▸ SHORT TASK:
Repeat every record exactly, but keep images out of the copy.

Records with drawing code
++++++++++
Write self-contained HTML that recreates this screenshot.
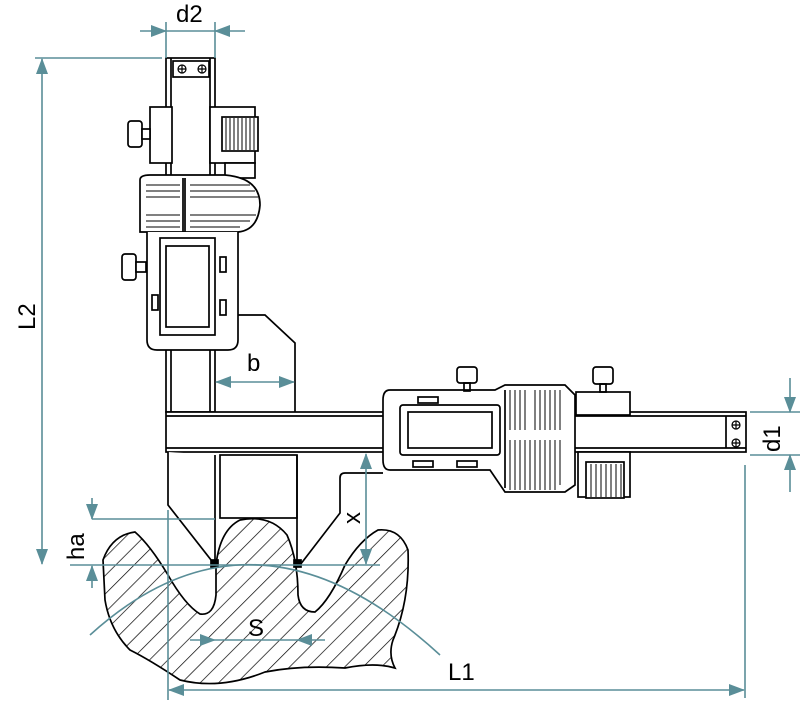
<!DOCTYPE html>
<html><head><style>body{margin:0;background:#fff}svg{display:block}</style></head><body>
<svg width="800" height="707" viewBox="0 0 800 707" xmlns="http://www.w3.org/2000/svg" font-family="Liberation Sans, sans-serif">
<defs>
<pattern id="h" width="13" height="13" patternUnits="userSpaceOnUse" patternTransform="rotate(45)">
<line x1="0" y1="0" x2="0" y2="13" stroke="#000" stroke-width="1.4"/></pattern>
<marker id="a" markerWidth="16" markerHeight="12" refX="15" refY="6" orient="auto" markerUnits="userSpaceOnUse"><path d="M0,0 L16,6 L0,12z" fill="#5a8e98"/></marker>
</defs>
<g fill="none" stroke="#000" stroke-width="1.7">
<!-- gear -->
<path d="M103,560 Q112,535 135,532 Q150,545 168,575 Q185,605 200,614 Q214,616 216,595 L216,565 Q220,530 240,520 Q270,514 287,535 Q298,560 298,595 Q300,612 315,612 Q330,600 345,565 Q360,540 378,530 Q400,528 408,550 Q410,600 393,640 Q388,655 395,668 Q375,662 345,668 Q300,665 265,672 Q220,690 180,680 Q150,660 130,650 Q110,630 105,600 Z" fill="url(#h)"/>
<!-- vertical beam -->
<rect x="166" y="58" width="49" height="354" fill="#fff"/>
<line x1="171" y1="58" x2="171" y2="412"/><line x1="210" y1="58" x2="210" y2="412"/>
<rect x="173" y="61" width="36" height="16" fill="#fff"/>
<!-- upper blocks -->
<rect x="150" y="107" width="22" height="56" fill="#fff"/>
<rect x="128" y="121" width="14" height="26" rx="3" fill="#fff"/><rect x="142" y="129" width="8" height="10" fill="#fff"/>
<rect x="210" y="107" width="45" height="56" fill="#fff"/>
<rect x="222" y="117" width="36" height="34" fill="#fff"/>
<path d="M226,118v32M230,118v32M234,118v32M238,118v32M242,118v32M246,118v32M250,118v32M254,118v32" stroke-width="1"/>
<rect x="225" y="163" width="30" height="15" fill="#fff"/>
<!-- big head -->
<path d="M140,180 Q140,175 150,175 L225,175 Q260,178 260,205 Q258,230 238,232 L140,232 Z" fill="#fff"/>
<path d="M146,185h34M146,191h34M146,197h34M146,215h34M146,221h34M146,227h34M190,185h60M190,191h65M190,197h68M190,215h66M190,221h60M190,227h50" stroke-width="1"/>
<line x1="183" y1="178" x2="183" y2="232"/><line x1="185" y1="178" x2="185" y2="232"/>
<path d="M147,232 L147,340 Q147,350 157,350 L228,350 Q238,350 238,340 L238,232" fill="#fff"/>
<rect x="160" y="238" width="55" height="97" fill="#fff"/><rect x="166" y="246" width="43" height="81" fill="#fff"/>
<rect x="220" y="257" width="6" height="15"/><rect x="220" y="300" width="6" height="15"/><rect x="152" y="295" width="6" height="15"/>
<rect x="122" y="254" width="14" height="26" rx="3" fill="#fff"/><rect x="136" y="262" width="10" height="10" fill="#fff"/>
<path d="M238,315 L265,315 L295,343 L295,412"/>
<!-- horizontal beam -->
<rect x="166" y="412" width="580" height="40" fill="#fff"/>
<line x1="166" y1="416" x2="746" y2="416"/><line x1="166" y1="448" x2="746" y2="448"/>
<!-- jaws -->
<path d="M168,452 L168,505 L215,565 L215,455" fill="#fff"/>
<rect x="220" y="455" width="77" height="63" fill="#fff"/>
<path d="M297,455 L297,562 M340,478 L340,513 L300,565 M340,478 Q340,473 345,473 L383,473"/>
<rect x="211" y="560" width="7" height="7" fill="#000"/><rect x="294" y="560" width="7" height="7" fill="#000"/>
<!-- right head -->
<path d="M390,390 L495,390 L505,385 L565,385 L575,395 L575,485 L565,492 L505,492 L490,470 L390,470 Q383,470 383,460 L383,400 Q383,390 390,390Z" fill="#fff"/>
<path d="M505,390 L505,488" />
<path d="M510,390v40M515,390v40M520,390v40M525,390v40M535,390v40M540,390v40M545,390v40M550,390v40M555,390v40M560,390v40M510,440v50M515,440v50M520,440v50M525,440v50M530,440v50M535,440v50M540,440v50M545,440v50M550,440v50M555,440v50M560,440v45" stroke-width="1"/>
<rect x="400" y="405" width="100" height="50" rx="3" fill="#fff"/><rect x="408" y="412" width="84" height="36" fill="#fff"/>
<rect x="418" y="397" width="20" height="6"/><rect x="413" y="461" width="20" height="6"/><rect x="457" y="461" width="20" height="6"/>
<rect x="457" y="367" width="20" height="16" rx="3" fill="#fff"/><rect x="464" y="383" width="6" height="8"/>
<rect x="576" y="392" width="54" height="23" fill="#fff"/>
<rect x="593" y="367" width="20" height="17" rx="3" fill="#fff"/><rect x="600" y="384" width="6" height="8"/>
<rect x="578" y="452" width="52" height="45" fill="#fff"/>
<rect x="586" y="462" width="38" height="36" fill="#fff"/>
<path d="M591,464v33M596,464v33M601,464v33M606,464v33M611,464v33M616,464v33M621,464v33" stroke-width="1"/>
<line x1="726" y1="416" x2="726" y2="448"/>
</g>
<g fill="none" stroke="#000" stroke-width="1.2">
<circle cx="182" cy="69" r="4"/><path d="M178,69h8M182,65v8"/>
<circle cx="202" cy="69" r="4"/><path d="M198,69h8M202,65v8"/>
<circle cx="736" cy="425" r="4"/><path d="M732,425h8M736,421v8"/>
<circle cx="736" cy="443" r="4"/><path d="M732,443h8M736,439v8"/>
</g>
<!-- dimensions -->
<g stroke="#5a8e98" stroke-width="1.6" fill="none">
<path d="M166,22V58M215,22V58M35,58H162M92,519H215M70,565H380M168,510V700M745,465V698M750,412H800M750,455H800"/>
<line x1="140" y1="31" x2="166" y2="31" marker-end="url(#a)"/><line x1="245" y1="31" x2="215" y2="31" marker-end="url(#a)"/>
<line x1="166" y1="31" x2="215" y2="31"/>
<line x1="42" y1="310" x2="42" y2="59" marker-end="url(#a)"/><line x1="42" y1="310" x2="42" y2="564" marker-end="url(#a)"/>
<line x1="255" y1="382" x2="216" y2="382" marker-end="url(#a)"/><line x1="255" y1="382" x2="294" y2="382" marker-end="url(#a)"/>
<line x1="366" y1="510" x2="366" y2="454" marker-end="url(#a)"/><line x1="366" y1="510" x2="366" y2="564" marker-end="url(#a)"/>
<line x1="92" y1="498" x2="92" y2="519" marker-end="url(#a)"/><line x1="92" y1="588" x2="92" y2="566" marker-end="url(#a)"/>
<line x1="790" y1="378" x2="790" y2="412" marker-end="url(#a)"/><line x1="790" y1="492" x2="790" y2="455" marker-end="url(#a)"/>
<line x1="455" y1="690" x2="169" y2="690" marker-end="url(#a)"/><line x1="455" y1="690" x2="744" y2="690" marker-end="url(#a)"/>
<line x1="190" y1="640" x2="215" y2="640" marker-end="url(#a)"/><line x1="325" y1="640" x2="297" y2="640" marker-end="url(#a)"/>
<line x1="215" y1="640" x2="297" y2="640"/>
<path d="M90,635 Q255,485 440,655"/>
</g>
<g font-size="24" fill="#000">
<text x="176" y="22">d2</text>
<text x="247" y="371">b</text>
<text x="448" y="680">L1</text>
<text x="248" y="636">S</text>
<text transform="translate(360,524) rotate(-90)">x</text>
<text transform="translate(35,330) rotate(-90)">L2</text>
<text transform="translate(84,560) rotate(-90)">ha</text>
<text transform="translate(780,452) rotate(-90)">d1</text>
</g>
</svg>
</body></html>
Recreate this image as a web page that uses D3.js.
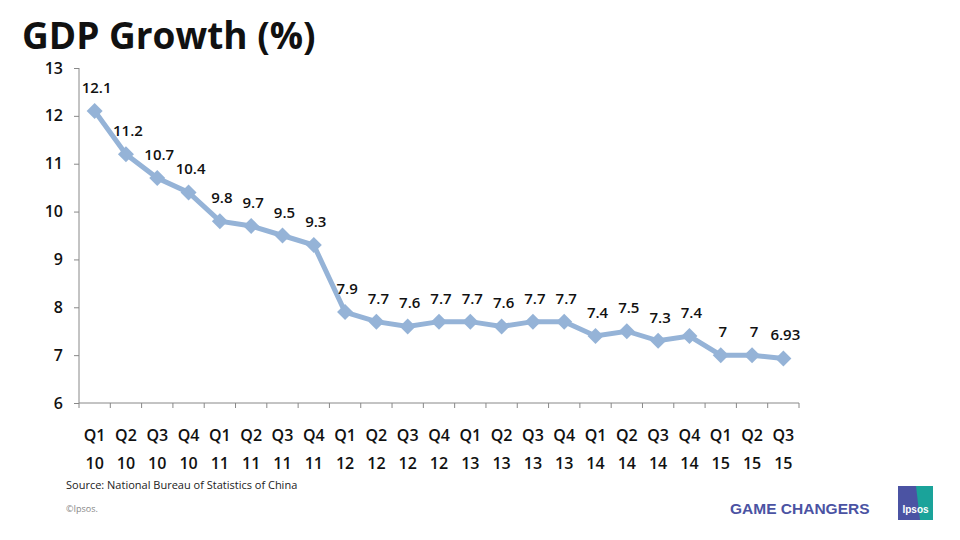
++++++++++
▸ RESPONSE TO THIS TASK:
Write self-contained HTML that recreates this screenshot.
<!DOCTYPE html>
<html><head><style>body{margin:0;background:#fff}svg{display:block}</style></head><body>
<svg width="800" height="707" viewBox="0 0 800 707" xmlns="http://www.w3.org/2000/svg" font-family="Liberation Sans, sans-serif">
<defs>
<pattern id="h" width="13" height="13" patternUnits="userSpaceOnUse" patternTransform="rotate(45)">
<line x1="0" y1="0" x2="0" y2="13" stroke="#000" stroke-width="1.4"/></pattern>
<marker id="a" markerWidth="16" markerHeight="12" refX="15" refY="6" orient="auto" markerUnits="userSpaceOnUse"><path d="M0,0 L16,6 L0,12z" fill="#5a8e98"/></marker>
</defs>
<g fill="none" stroke="#000" stroke-width="1.7">
<!-- gear -->
<path d="M103,560 Q112,535 135,532 Q150,545 168,575 Q185,605 200,614 Q214,616 216,595 L216,565 Q220,530 240,520 Q270,514 287,535 Q298,560 298,595 Q300,612 315,612 Q330,600 345,565 Q360,540 378,530 Q400,528 408,550 Q410,600 393,640 Q388,655 395,668 Q375,662 345,668 Q300,665 265,672 Q220,690 180,680 Q150,660 130,650 Q110,630 105,600 Z" fill="url(#h)"/>
<!-- vertical beam -->
<rect x="166" y="58" width="49" height="354" fill="#fff"/>
<line x1="171" y1="58" x2="171" y2="412"/><line x1="210" y1="58" x2="210" y2="412"/>
<rect x="173" y="61" width="36" height="16" fill="#fff"/>
<!-- upper blocks -->
<rect x="150" y="107" width="22" height="56" fill="#fff"/>
<rect x="128" y="121" width="14" height="26" rx="3" fill="#fff"/><rect x="142" y="129" width="8" height="10" fill="#fff"/>
<rect x="210" y="107" width="45" height="56" fill="#fff"/>
<rect x="222" y="117" width="36" height="34" fill="#fff"/>
<path d="M226,118v32M230,118v32M234,118v32M238,118v32M242,118v32M246,118v32M250,118v32M254,118v32" stroke-width="1"/>
<rect x="225" y="163" width="30" height="15" fill="#fff"/>
<!-- big head -->
<path d="M140,180 Q140,175 150,175 L225,175 Q260,178 260,205 Q258,230 238,232 L140,232 Z" fill="#fff"/>
<path d="M146,185h34M146,191h34M146,197h34M146,215h34M146,221h34M146,227h34M190,185h60M190,191h65M190,197h68M190,215h66M190,221h60M190,227h50" stroke-width="1"/>
<line x1="183" y1="178" x2="183" y2="232"/><line x1="185" y1="178" x2="185" y2="232"/>
<path d="M147,232 L147,340 Q147,350 157,350 L228,350 Q238,350 238,340 L238,232" fill="#fff"/>
<rect x="160" y="238" width="55" height="97" fill="#fff"/><rect x="166" y="246" width="43" height="81" fill="#fff"/>
<rect x="220" y="257" width="6" height="15"/><rect x="220" y="300" width="6" height="15"/><rect x="152" y="295" width="6" height="15"/>
<rect x="122" y="254" width="14" height="26" rx="3" fill="#fff"/><rect x="136" y="262" width="10" height="10" fill="#fff"/>
<path d="M238,315 L265,315 L295,343 L295,412"/>
<!-- horizontal beam -->
<rect x="166" y="412" width="580" height="40" fill="#fff"/>
<line x1="166" y1="416" x2="746" y2="416"/><line x1="166" y1="448" x2="746" y2="448"/>
<!-- jaws -->
<path d="M168,452 L168,505 L215,565 L215,455" fill="#fff"/>
<rect x="220" y="455" width="77" height="63" fill="#fff"/>
<path d="M297,455 L297,562 M340,478 L340,513 L300,565 M340,478 Q340,473 345,473 L383,473"/>
<rect x="211" y="560" width="7" height="7" fill="#000"/><rect x="294" y="560" width="7" height="7" fill="#000"/>
<!-- right head -->
<path d="M390,390 L495,390 L505,385 L565,385 L575,395 L575,485 L565,492 L505,492 L490,470 L390,470 Q383,470 383,460 L383,400 Q383,390 390,390Z" fill="#fff"/>
<path d="M505,390 L505,488" />
<path d="M510,390v40M515,390v40M520,390v40M525,390v40M535,390v40M540,390v40M545,390v40M550,390v40M555,390v40M560,390v40M510,440v50M515,440v50M520,440v50M525,440v50M530,440v50M535,440v50M540,440v50M545,440v50M550,440v50M555,440v50M560,440v45" stroke-width="1"/>
<rect x="400" y="405" width="100" height="50" rx="3" fill="#fff"/><rect x="408" y="412" width="84" height="36" fill="#fff"/>
<rect x="418" y="397" width="20" height="6"/><rect x="413" y="461" width="20" height="6"/><rect x="457" y="461" width="20" height="6"/>
<rect x="457" y="367" width="20" height="16" rx="3" fill="#fff"/><rect x="464" y="383" width="6" height="8"/>
<rect x="576" y="392" width="54" height="23" fill="#fff"/>
<rect x="593" y="367" width="20" height="17" rx="3" fill="#fff"/><rect x="600" y="384" width="6" height="8"/>
<rect x="578" y="452" width="52" height="45" fill="#fff"/>
<rect x="586" y="462" width="38" height="36" fill="#fff"/>
<path d="M591,464v33M596,464v33M601,464v33M606,464v33M611,464v33M616,464v33M621,464v33" stroke-width="1"/>
<line x1="726" y1="416" x2="726" y2="448"/>
</g>
<g fill="none" stroke="#000" stroke-width="1.2">
<circle cx="182" cy="69" r="4"/><path d="M178,69h8M182,65v8"/>
<circle cx="202" cy="69" r="4"/><path d="M198,69h8M202,65v8"/>
<circle cx="736" cy="425" r="4"/><path d="M732,425h8M736,421v8"/>
<circle cx="736" cy="443" r="4"/><path d="M732,443h8M736,439v8"/>
</g>
<!-- dimensions -->
<g stroke="#5a8e98" stroke-width="1.6" fill="none">
<path d="M166,22V58M215,22V58M35,58H162M92,519H215M70,565H380M168,510V700M745,465V698M750,412H800M750,455H800"/>
<line x1="140" y1="31" x2="166" y2="31" marker-end="url(#a)"/><line x1="245" y1="31" x2="215" y2="31" marker-end="url(#a)"/>
<line x1="166" y1="31" x2="215" y2="31"/>
<line x1="42" y1="310" x2="42" y2="59" marker-end="url(#a)"/><line x1="42" y1="310" x2="42" y2="564" marker-end="url(#a)"/>
<line x1="255" y1="382" x2="216" y2="382" marker-end="url(#a)"/><line x1="255" y1="382" x2="294" y2="382" marker-end="url(#a)"/>
<line x1="366" y1="510" x2="366" y2="454" marker-end="url(#a)"/><line x1="366" y1="510" x2="366" y2="564" marker-end="url(#a)"/>
<line x1="92" y1="498" x2="92" y2="519" marker-end="url(#a)"/><line x1="92" y1="588" x2="92" y2="566" marker-end="url(#a)"/>
<line x1="790" y1="378" x2="790" y2="412" marker-end="url(#a)"/><line x1="790" y1="492" x2="790" y2="455" marker-end="url(#a)"/>
<line x1="455" y1="690" x2="169" y2="690" marker-end="url(#a)"/><line x1="455" y1="690" x2="744" y2="690" marker-end="url(#a)"/>
<line x1="190" y1="640" x2="215" y2="640" marker-end="url(#a)"/><line x1="325" y1="640" x2="297" y2="640" marker-end="url(#a)"/>
<line x1="215" y1="640" x2="297" y2="640"/>
<path d="M90,635 Q255,485 440,655"/>
</g>
<g font-size="24" fill="#000">
<text x="176" y="22">d2</text>
<text x="247" y="371">b</text>
<text x="448" y="680">L1</text>
<text x="248" y="636">S</text>
<text transform="translate(360,524) rotate(-90)">x</text>
<text transform="translate(35,330) rotate(-90)">L2</text>
<text transform="translate(84,560) rotate(-90)">ha</text>
<text transform="translate(780,452) rotate(-90)">d1</text>
</g>
</svg>
</body></html>
Recreate this image as a web page that uses D3.js.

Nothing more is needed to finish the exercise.